When you go to a fancy restaurant, you’re amazed by how expensive salmon fillets are. And you also marvel at the deliciousness of the crispy, crunchy fish when it’s served. It must’ve prompted you to want to recreate the same recipe at home, but alas! You find yourself not getting the perfect result.
The reason is that salmon is an interesting type of fish to cook. It’s fatty and has a thickness variation from its skin to the thick fleshy middle. As such, you need to hit the sweet temperature spot when cooking and balance it with the correct time measurement.
Raw Salmon Nutrition Facts
Pan Salmon Cooking Tips
Salmon is cooked chiefly best by frying on the pan, as with this technique, you’ll get more flexibility with the recipe. On a stovetop pan, you’ll be able to see just how well the fish is being cooked in oil and if you need to adjust the heat. You’ll also be able to check the internal temperature for the perfect fry constantly. But before worrying about how long the fish should cook, consider what you must do before checking for doneness.
Preheat the Oil
Salmon is a stubborn type of fish when it comes to frying. Its fatty insides and moist outside means the skin may stick to the bottom of the pan before it’s even ready. To prevent such from happening, you should preheat the oil so the skin dries faster before you begin cooking at a steady temperature.
Pat Salmon Dry
Even if you preheat the oil, you’ll still lose out if you toss in wet salmon fillets. So, be sure to pat the surfaces dry with paper towels before frying them in the pan. To get the most moisture out, firmly press the salmon fillets between several paper towels, but not so much that you squeeze the fish.
Hold Salmon Down
To fry salmon, place it skin-side-down into the hot oil. Once done, press and hold the fish down with a metal fish spatula. Salmon tends to curl when it fries, so pressing it down allows the entire surface down to cook evenly.
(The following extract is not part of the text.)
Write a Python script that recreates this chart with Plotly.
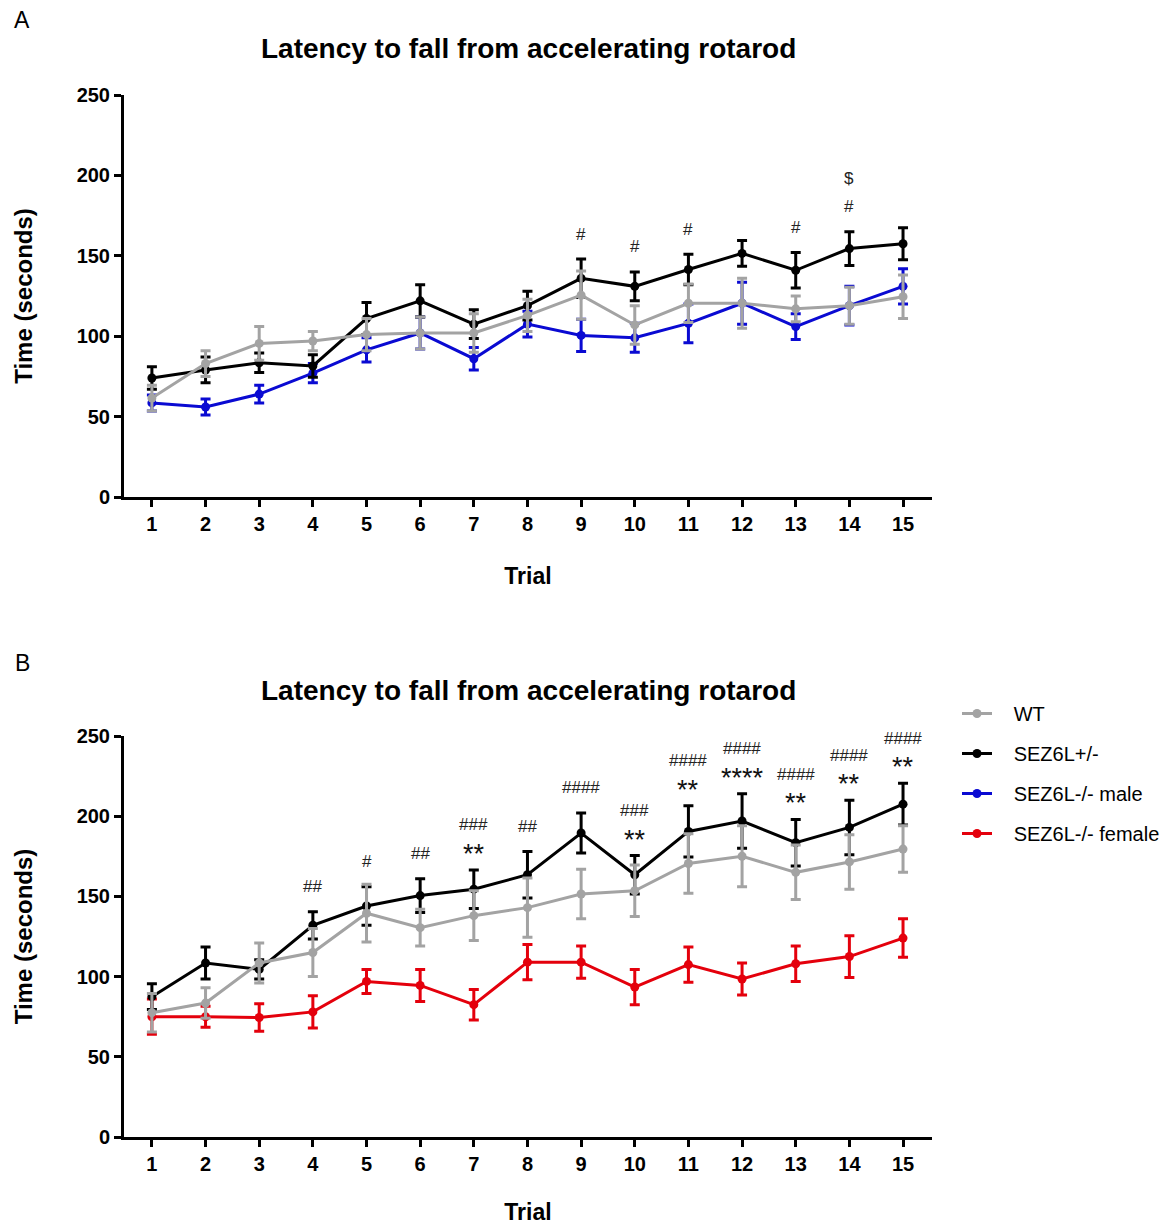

The trick to perfectly cooked pan salmon is to fry the fish at reduced heat. Of course, this idea seems to clash with the concept of preheating the oil at high temperatures beforehand. But both work together for the same purpose.
When you preheat the oil at high heat, it’s because you want the skin to cook as quickly as possible, so it stays firm and doesn’t stick to the pan. Immediately setting the fillets in, reduce the flame to medium and continue cooking at a steady heat. This technique allows the fatty insides to curdle better and fry to crunchiness.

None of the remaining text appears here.